Task brief: Only the lines from the start of the data to the line containing "from matplotlib.lines import Line2D", both included, should be output, exactly and without pictures.

= = = = = = =

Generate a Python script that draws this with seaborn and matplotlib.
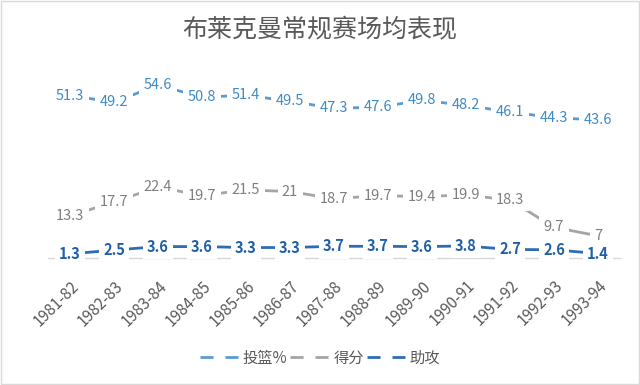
import pandas as pd
import matplotlib
matplotlib.use("Agg")
import matplotlib.pyplot as plt
import seaborn as sns
from matplotlib.lines import Line2D

seasons = ["1981-82", "1982-83", "1983-84", "1984-85", "1985-86", "1986-87", "1987-88",
           "1988-89", "1989-90", "1990-91", "1991-92", "1992-93", "1993-94"]
fg_pct = [51.3, 49.2, 54.6, 50.8, 51.4, 49.5, 47.3, 47.6, 49.8, 48.2, 46.1, 44.3, 43.6]
points = [13.3, 17.7, 22.4, 19.7, 21.5, 21, 18.7, 19.7, 19.4, 19.9, 18.3, 9.7, 7]
assists = [1.3, 2.5, 3.6, 3.6, 3.3, 3.3, 3.7, 3.7, 3.6, 3.8, 2.7, 2.6, 1.4]
series_names = ["投篮%", "得分", "助攻"]

line_colors = {"投篮%": "#5B9BD5", "得分": "#A5A5A5", "助攻": "#2E6DB4"}
text_colors = {"投篮%": "#3F8AC7", "得分": "#7F7F7F", "助攻": "#1F5FA8"}

df = pd.concat([
    pd.DataFrame({"season": seasons, "value": vals, "series": name})
    for name, vals in zip(series_names, [fg_pct, points, assists])
])
df["x"] = df["season"].map({s: i for i, s in enumerate(seasons)})

sns.set_theme(style="white")
plt.rcParams["font.family"] = ["Noto Sans CJK SC", "DejaVu Sans"]

fig = plt.figure(figsize=(6.4, 3.85), dpi=100)
ax = fig.add_axes([48 / 640, 1 - 258 / 385, 572 / 640, 190 / 385])

sns.lineplot(data=df, x="x", y="value", hue="series", palette=line_colors,
             linewidth=2, ax=ax, legend=False, sort=False)

# data labels with white boxes so the line shows only between points
for name, vals in zip(series_names, [fg_pct, points, assists]):
    for i, v in enumerate(vals):
        ax.text(i, v, f"{v:g}", ha="center", va="center", fontsize=10.5,
                color=text_colors[name],
                fontweight="bold" if name == "助攻" else "normal",
                bbox=dict(boxstyle="square,pad=0.3", fc="white", ec="none"),
                zorder=5)

ax.set_xlim(-0.5, len(seasons) - 0.5)
ax.set_ylim(0, 60)
ax.set_xticks(range(len(seasons)))
ax.set_xticklabels(seasons, rotation=45, ha="right", va="top", rotation_mode="anchor",
                   fontsize=11, color="#595959")
ax.tick_params(axis="x", length=0, pad=14)
ax.set_yticks([])
ax.set_xlabel("")
ax.set_ylabel("")
for side in ["top", "left", "right"]:
    ax.spines[side].set_visible(False)
ax.spines["bottom"].set_color("#D9D9D9")
ax.spines["bottom"].set_linewidth(1)
ax.set_facecolor("none")

fig.suptitle("布莱克曼常规赛场均表现", y=1 - 30 / 385, va="center",
             fontsize=18, color="#595959", fontweight="light")

handles = [Line2D([0], [0], color=line_colors[n], lw=2, linestyle=(0, (4.7, 4.3)))
           for n in series_names]
fig.legend(handles, series_names, loc="center", bbox_to_anchor=(0.5, 1 - 358 / 385),
           ncol=3, frameon=False, fontsize=11, handlelength=2.5, handletextpad=0.3,
           columnspacing=0.2, labelcolor="#595959")

border = plt.Rectangle((0.002, 0.002), 0.996, 0.996, transform=fig.transFigure,
                       fill=False, ec="#D9D9D9", lw=1)
fig.patches.append(border)

fig.savefig("out.png", dpi=100)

= = = = = = =

Finished exercise:
Generate a Python script that draws this with seaborn and matplotlib.
import pandas as pd
import matplotlib
matplotlib.use("Agg")
import matplotlib.pyplot as plt
import seaborn as sns
from matplotlib.lines import Line2D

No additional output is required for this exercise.